Domain leaders of the era: SAST — Checkmarx, Fortify, Coverity, SonarQube · SCA — Black Duck, Snyk Open Source, Sonatype Nexus, Mend · Secrets — GitGuardian, TruffleHog · IaC/config — Checkov/Bridgecrew, Terrascan · Containers — Aqua, Twistlock (→ Prisma), Trivy · DAST/API — Veracode, Invicti, Burp.

Model: one scanner per domain, run late, correlated by humans.
Gate: PR, CI/CD and security review — friction lives at the end.
Pain: tool sprawl, alert fatigue, slow remediation, no single view.

State 02 · After AI — let the AI review the code (2023 – today)

Why people reached for AI review: the traditional tools all sat at CI, so every finding meant a round-trip — push, wait for the pipeline, read the wave of results, fix, re-push, wait again. Code couldn't move to the next stage until CI cleared. That back-and-forth is the bottleneck AI promised to skip: have the model review the code at the dev machine, before commit, so nothing waits on CI. The output looks like security — a confident report citing CVE numbers. But because the model itself is doing the analysis, the method carries three problems no prompt removes.

STATE 02 · AI reviews at the dev machine — three structural problems let issues leak downstream

The methods, vendor-neutral: prompt the coding model to audit its own diff · layer on cybersecurity skill packs or secure-coding rulesets · stand up an AI agent that re-scans the repo each pass. Common to all: the model itself is doing the analysis, so it carries the model's cutoff, the model's variance, and the model's per-token cost.
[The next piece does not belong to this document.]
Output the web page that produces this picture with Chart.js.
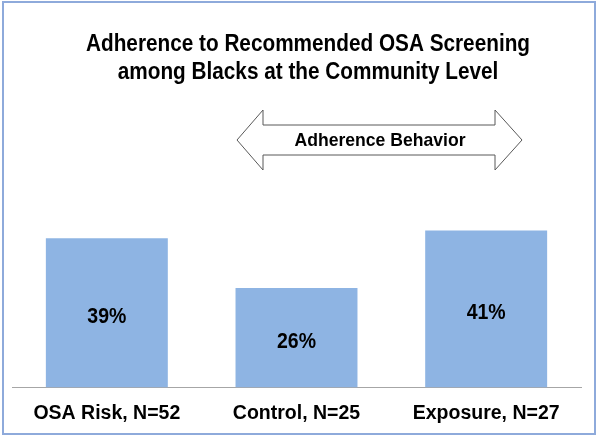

Coverage: training cutoff = blind to CVEs published after it; the gap is invisible, not flagged.
Probabilistic: non-deterministic — no guarantee the same code yields the same verdict run to run.
Token cost: leaning on an AI scanner every commit re-reads the codebase each time — spend scales relentlessly.
Legacy CD: the old IaC / container / DAST gates still run, but they're built for traditional software — they don't validate AI-system behavior.
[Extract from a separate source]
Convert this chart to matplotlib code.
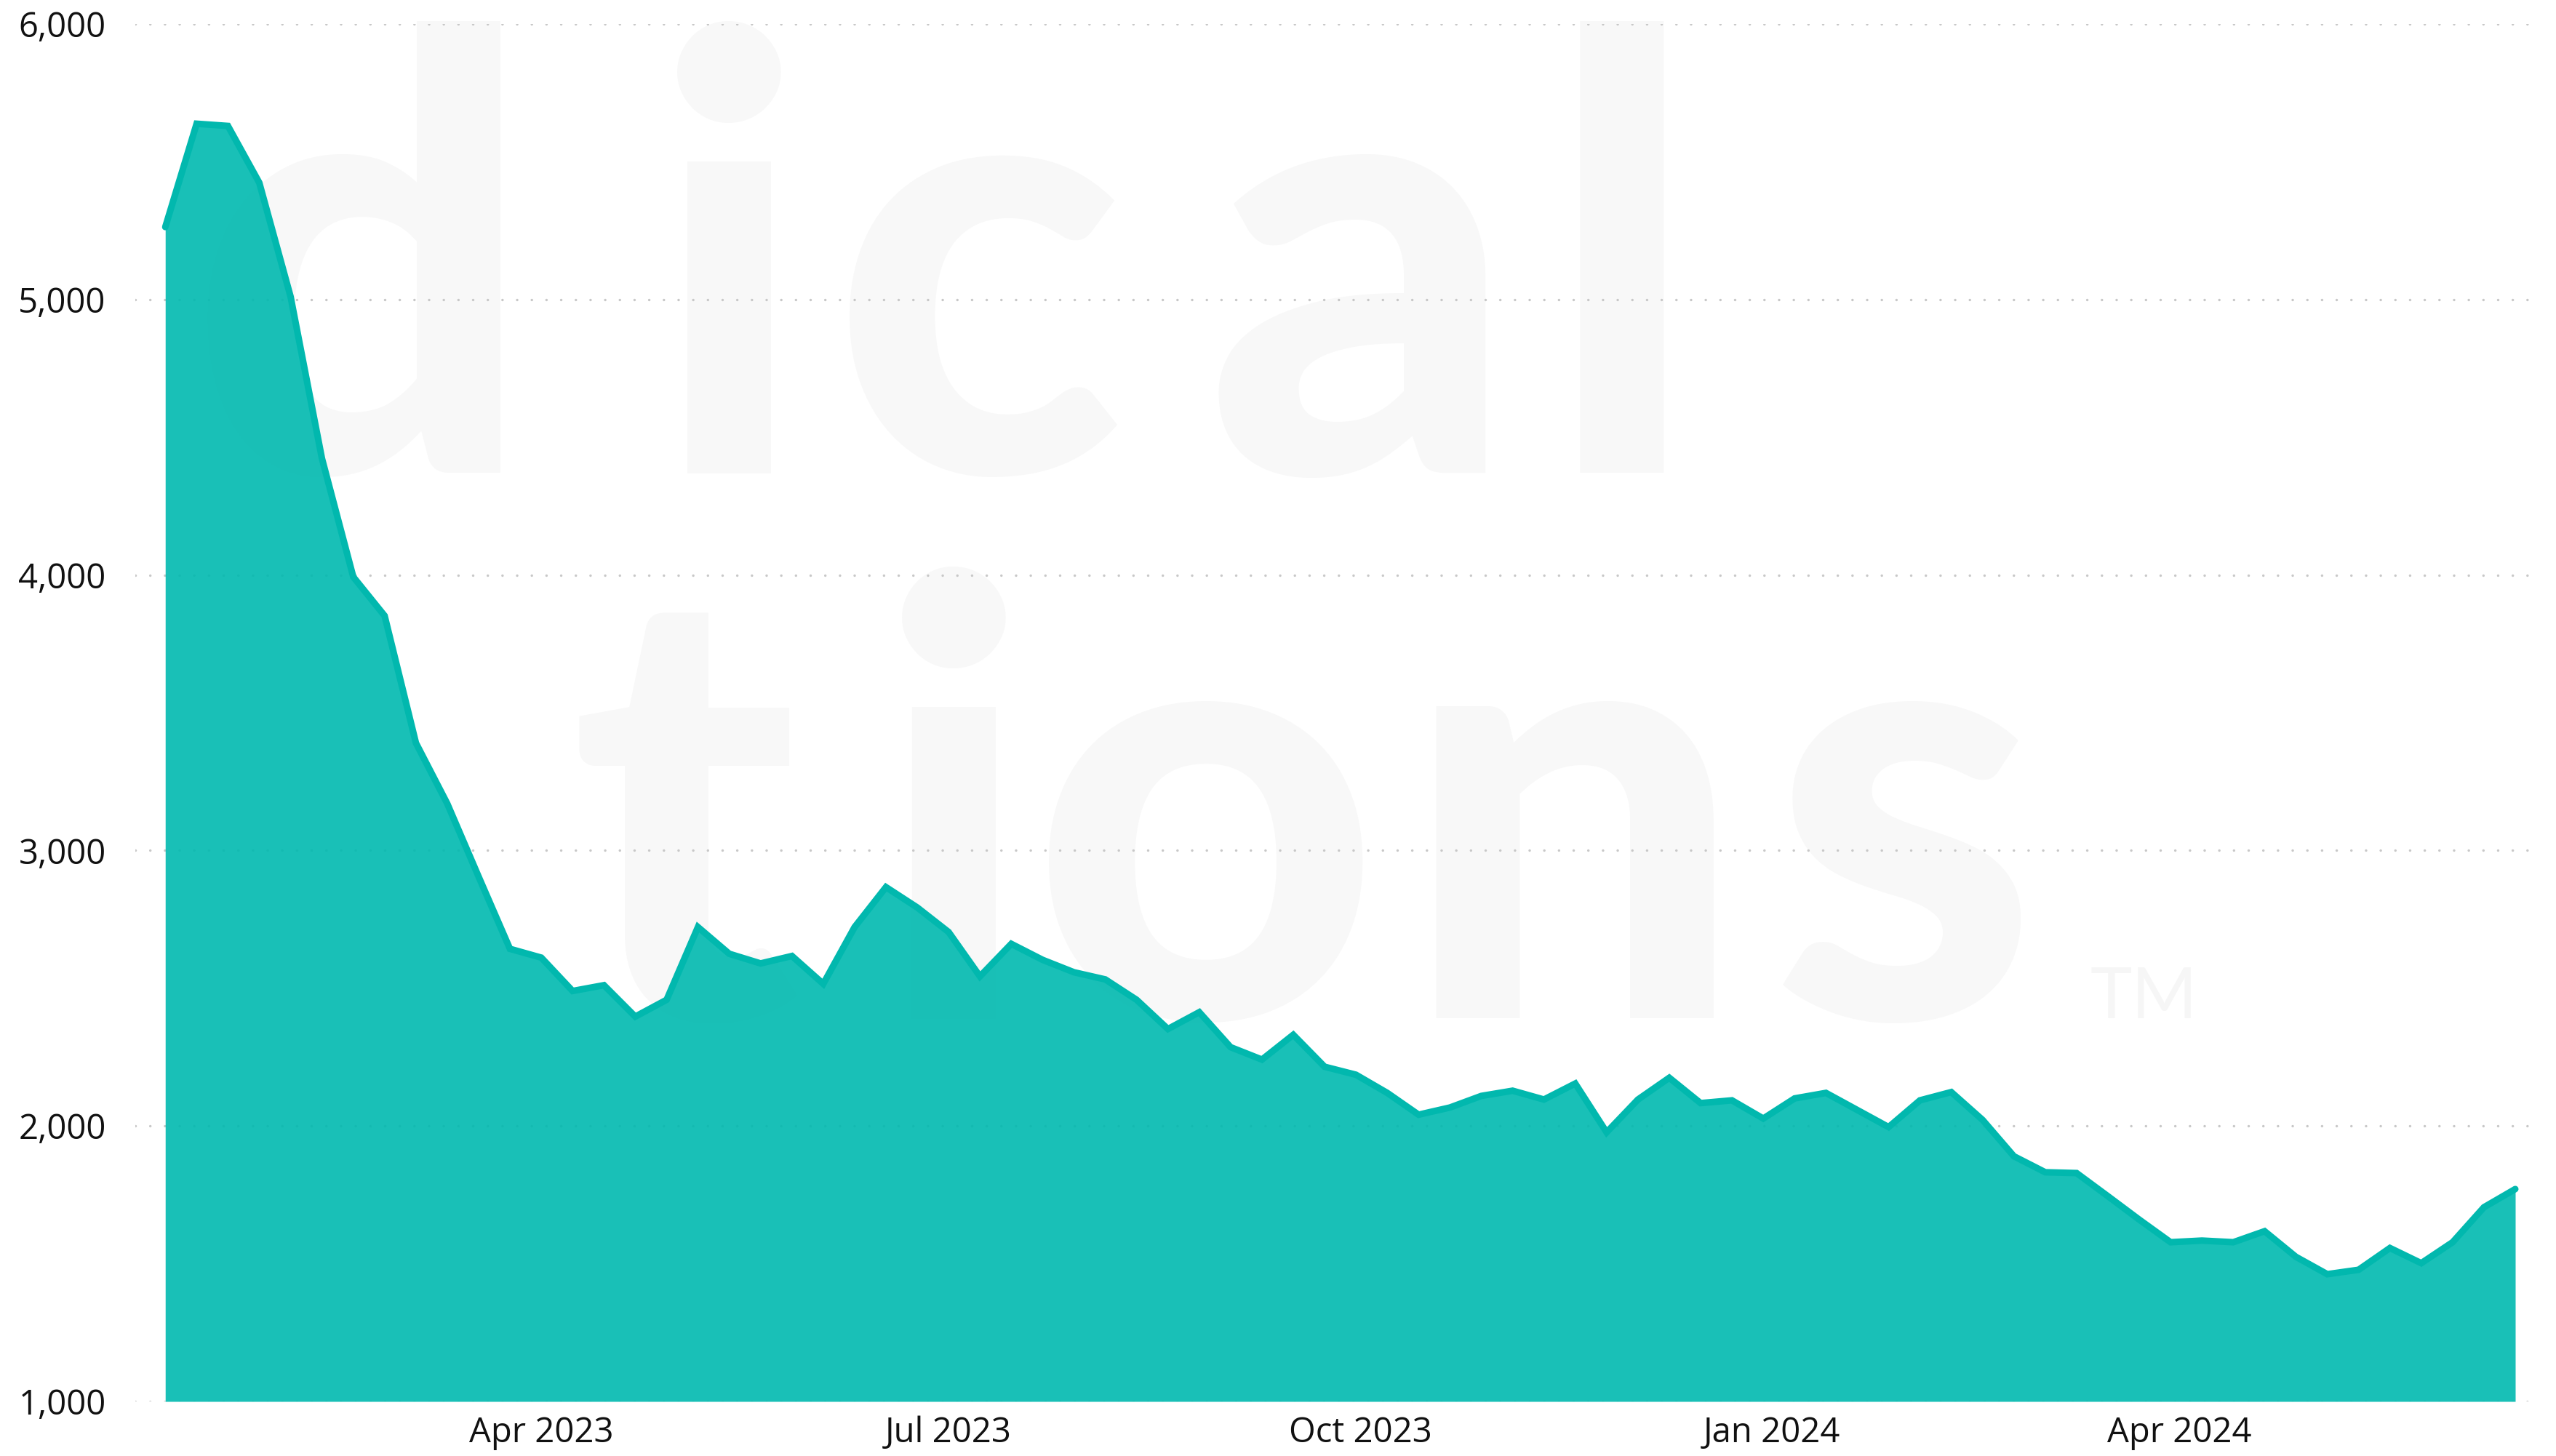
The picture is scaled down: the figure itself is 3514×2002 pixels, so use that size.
import numpy as np
import pandas as pd
import matplotlib
matplotlib.use("Agg")
import matplotlib.pyplot as plt
from matplotlib.ticker import FuncFormatter

# weekly series, first week starting 7 Jan 2023
week_start = "2023-01-07"
values = [5263, 5638, 5630, 5424, 5010, 4423, 3993, 3852, 3390, 3170,
          2905, 2643, 2611, 2490, 2511, 2397, 2458, 2722, 2625, 2590,
          2617, 2516, 2722, 2867, 2793, 2704, 2543, 2661, 2603, 2558,
          2532, 2458, 2352, 2413, 2286, 2241, 2331, 2215, 2186, 2120,
          2041, 2067, 2109, 2128, 2096, 2154, 1977, 2096, 2175, 2083,
          2093, 2027, 2100, 2120, 2058, 1996, 2093, 2123, 2022, 1890,
          1832, 1829, 1745, 1660, 1578, 1584, 1578, 1618, 1525, 1462,
          1478, 1557, 1502, 1578, 1705, 1771]
dates = pd.date_range(week_start, periods=len(values), freq="7D")

x_ticks = pd.to_datetime(["2023-04-01", "2023-07-01", "2023-10-01",
                          "2024-01-01", "2024-04-01"])
x_tick_labels = ["Apr 2023", "Jul 2023", "Oct 2023", "Jan 2024", "Apr 2024"]
y_ticks = [1000, 2000, 3000, 4000, 5000, 6000]

# faint logo watermark behind the chart: (letter, x px, baseline y px)
wm_letters = [("d", 497, 650), ("i", 1002, 650), ("c", 1345, 650),
              ("a", 1871, 650), ("l", 2230, 650),
              ("t", 941, 1400), ("i", 1311, 1400), ("o", 1658, 1400),
              ("n", 2163, 1400), ("s", 2618, 1400)]

W, H = 3514, 2002
fig = plt.figure(figsize=(W / 100, H / 100), dpi=100)
fig.patch.set_facecolor("white")

for ch, px, py in wm_letters:
    fig.text(px / W, 1 - py / H, ch, ha="center", va="baseline",
             fontsize=600, family="Lato", fontweight="black",
             color="#f8f8f8", zorder=-5)
fig.text(2947 / W, 1 - 1400 / H, "TM", ha="center", va="baseline",
         fontsize=70, family="Lato", color="#f6f6f6", zorder=-5)

ax = fig.add_axes([186 / W, 1 - 1927 / H, (3490 - 186) / W, (1927 - 33) / H])
ax.set_facecolor("none")

ax.fill_between(dates, values, 1000, color="#00b9af", alpha=0.9, lw=0, zorder=2)
ax.plot(dates, values, color="#01b8ae", lw=6.5, zorder=3,
        solid_joinstyle="miter", solid_capstyle="round")

ax.set_ylim(1000, 6000)
ax.set_xlim(dates[0] - pd.Timedelta(days=6.7), dates[-1] + pd.Timedelta(days=5.2))
ax.set_yticks(y_ticks)
ax.yaxis.set_major_formatter(FuncFormatter(lambda v, p: f"{int(v):,}"))
ax.set_xticks(x_ticks)
ax.set_xticklabels(x_tick_labels)

ax.grid(axis="y", color="#c8c8c8", linewidth=2.5,
        linestyle=(0, (0.01, 5.8)), dash_capstyle="round", zorder=1)
ax.grid(axis="x", visible=False)
ax.set_axisbelow(True)

for s in ax.spines.values():
    s.set_visible(False)
ax.tick_params(axis="both", length=0, labelsize=34, labelcolor="#111111")
ax.tick_params(axis="y", pad=29)
ax.tick_params(axis="x", pad=14)
for lab in ax.get_xticklabels() + ax.get_yticklabels():
    lab.set_family("Open Sans")

fig.savefig("out.png", dpi=100, facecolor="white")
State 03 · What Gadriel changes — the scanner that runs itself

Gadriel is the tool the skills were pointing toward — except it runs itself, and it runs across the whole spine through two products. GCA validates the code: on the dev machine it finds and fixes in the background inside the coding environment you already use (Claude Code, Cursor, Windsurf, Aider); at commit it's a blocking gate, so bad code never enters history; in CI it enforces the same eight controls in the build. Then GRA takes over at CD — validating the running AI system (agents, RAG, LLM, MCP, A2A) before deploy, the exact thing the legacy CD tools (IaC, container, DAST) were never built to see.

And it fixes State 02's three problems at the root: it validates every line against a live OSV feed (270,336 advisories, 11 ecosystems) so there is no training cutoff; it's deterministic and reproducible — same input, same output, audit-defensible; and it's a real scanner, not the model re-reading the repo each run, so token cost stays flat. 100% local, emits SBOMs (SPDX + CycloneDX), across all eight pillars — not security alone.

STATE 03 · GCA covers dev → CI · GRA covers CD · one local scan · eight pillars

GCA · code: validates code at dev, commit (blocking) and CI — same eight controls, before bad code enters history.
GRA · CD: at deploy, validates the running AI system — agents, RAG, LLM, MCP, A2A — which legacy CD tools can't.
Full spine: covered dev → CD, where traditional tools only reached CI and AI review only the dev machine.
Why it holds: live OSV feed (no cutoff) · deterministic (reproducible) · real scanner (flat token cost).

Validate what AI writes, what AI does, and what AI costs.

Vendor names and market data drawn from 2025–2026 AppSec / AI-code-security sources; used for illustrative positioning.